As the priest said this tears sprang to my eyes. Had I not been an alcoholic who's life was becoming more and more unmanageable every day would I have sought God? I'll never know the answer to that one.

Photo Credit


Dianne said...

one door closes, another one opens.

there is plenty of room for God in the heart.

annie said...

Oh but he is so faithful, and pursues us through thick and thin.

I LOVE the new look of your blog, BTW! I hope to do some refreshing on mine soon.

Andrew said...

I well remember detox and sleepless, anxious and full of fear trying to remember the words to the Lords Prayer. And finally falling asleep after I had remembered and said the prayer.

Enchanted Oak said...

Hope, I sometimes feel the same question you have, about the plain fact that my distress drove me to God. I went out of need, not because I was a good and faithful servant.

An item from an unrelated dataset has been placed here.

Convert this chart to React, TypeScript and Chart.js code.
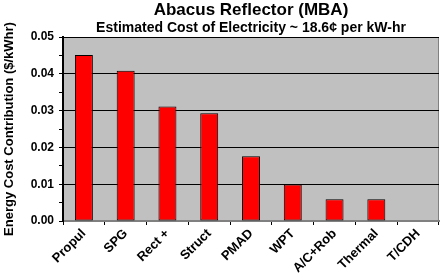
import React, { useEffect, useRef } from "react";
import { Chart, registerables } from "chart.js";

Chart.register(...registerables);

const categories = ["Propul", "SPG", "Rect +", "Struct", "PMAD", "WPT", "A/C+Rob", "Thermal", "T/CDH"];
const costValues = [0.0451, 0.0408, 0.0311, 0.0293, 0.0176, 0.0099, 0.0059, 0.0059, 0];
const yTickLabels = ["0.00", "0.01", "0.02", "0.03", "0.04", "0.05"];

const FONT = "Arial, 'Liberation Sans', sans-serif";

const plotBg = {
  id: "plotBg",
  beforeDraw(chart: any) {
    const { ctx, chartArea } = chart;
    if (!chartArea) return;
    ctx.save();
    ctx.fillStyle = "#c0c0c0";
    ctx.fillRect(chartArea.left, chartArea.top, chartArea.right - chartArea.left, chartArea.bottom - chartArea.top);
    ctx.strokeStyle = "#808080";
    ctx.lineWidth = 1;
    ctx.strokeRect(chartArea.left + 0.5, chartArea.top + 0.5, chartArea.right - chartArea.left - 1, chartArea.bottom - chartArea.top - 1);
    ctx.restore();
  },
};

export default function App() {
  const ref = useRef<HTMLCanvasElement>(null);
  useEffect(() => {
    if (!ref.current) return;
    const chart = new Chart(ref.current, {
      type: "bar",
      data: {
        labels: categories,
        datasets: [
          {
            data: costValues,
            backgroundColor: "#ff0000",
            borderColor: "#000000",
            borderWidth: 1,
            borderSkipped: false,
            barPercentage: 0.43,
            categoryPercentage: 1,
          },
        ],
      },
      plugins: [plotBg],
      options: {
        responsive: false,
        animation: false,
        layout: { padding: { left: 0, right: 2, top: 0, bottom: 0 } },
        plugins: {
          legend: { display: false },
          tooltip: { enabled: false },
          title: {
            display: true,
            text: "Abacus Reflector (MBA)",
            color: "#000",
            fullSize: false,
            font: { family: FONT, size: 17, weight: "bold", lineHeight: 1.0 },
            padding: { top: 2, bottom: 0 },
          },
          subtitle: {
            display: true,
            text: "Estimated Cost of Electricity ~ 18.6\u00a2 per kW-hr",
            color: "#000",
            fullSize: false,
            font: { family: FONT, size: 14, weight: "bold", lineHeight: 1.0 },
            padding: { top: 2, bottom: 2 },
          },
        },
        scales: {
          x: {
            grid: {
              display: true,
              drawOnChartArea: false,
              drawTicks: true,
              tickLength: 4,
              tickColor: "#000",
              offset: true,
            },
            border: { color: "#808080", width: 2 },
            ticks: {
              color: "#000",
              font: { family: FONT, size: 13, weight: "bold" },
              maxRotation: 45,
              minRotation: 45,
              autoSkip: false,
              padding: 1,
            },
            afterFit: (scale: any) => {
              scale.height = 52;
            },
          },
          y: {
            min: 0,
            max: 0.05,
            ticks: {
              stepSize: 0.005,
              color: "#000",
              font: { family: FONT, size: 12, weight: "bold" },
              padding: 5,
              callback: (v: any) => {
                const i = Math.round(Number(v) * 1000);
                if (i % 10 !== 0) return "";
                return yTickLabels[i / 10];
              },
            },
            grid: {
              color: (c: any) => {
                const i = Math.round(Number(c.tick?.value ?? 0) * 1000);
                if (i === 0) return "transparent";
                return i % 10 === 0 ? "#000" : "transparent";
              },
              tickColor: "#000",
              tickLength: 4,
              lineWidth: 1,
            },
            border: { color: "#000", width: 2 },
            title: {
              display: true,
              text: "Energy Cost Contribution ($/kWhr)",
              color: "#000",
              font: { family: FONT, size: 13, weight: "bold", lineHeight: 1.2 },
              padding: { top: 2, bottom: 0 },
            },
            afterFit: (scale: any) => {
              scale.width = 63;
            },
          },
        },
      },
    });
    return () => chart.destroy();
  }, []);
  return (
    <div style={{ position: "absolute", left: 0, top: 0, width: 441, height: 273, background: "#fff" }}>
      <canvas ref={ref} width={441} height={273} style={{ display: "block" }} />
    </div>
  );
}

The wonderful thing about it is that my alcoholism introduced me to the God I needed and freed me from the angry, judgmental God who condemned everything I was: sexual abuse survivor, suicide survivor, drug addict, alcoholic, depression survivor, immoral, self-pitying, weak-willed sinner.

My distress took me straight to a loving Lord, and when I surrendered everything I was, that God transformed me. All of the shit of my life became strength. I learned forgiveness and faith in recovery. God turned all things into good for me.

My alcoholism, sexual abuse, mental illness, all were parts of the journey into a spiritual connection with God. I'm thankful for the weaknesses and distress that drove me into his arms. For reasons only he knows, he didn't make me a Pollyanna girl who has never faltered from the good Christian path. He put me through a refining fire. I was lost, and now I'm found. Scarred but strong.

So are you. I have spent about an hour here, reading parts of your life as you describe it that are similar to my experience. I'm grateful for your alcoholism, which took you to your knees and helped you find your Lord.

Blessings on you.

Peter said...

It seems to me that not everyone in need seeks God--the alternatives are drugs, alcohol, sex and stimulative overload of some kind.

I think we are all of us in need. But not everyone perceives it of themselves, or acts upon it.

Maybe seeking God is not so much an act of need as an act of strength in some way.

daisymarie said...

And would the answer really matter? God loves us enough to woo us, draw us, chase us. And then he fights to keep us, waits for us, buys us back...again and again. That really is amazing love and grace.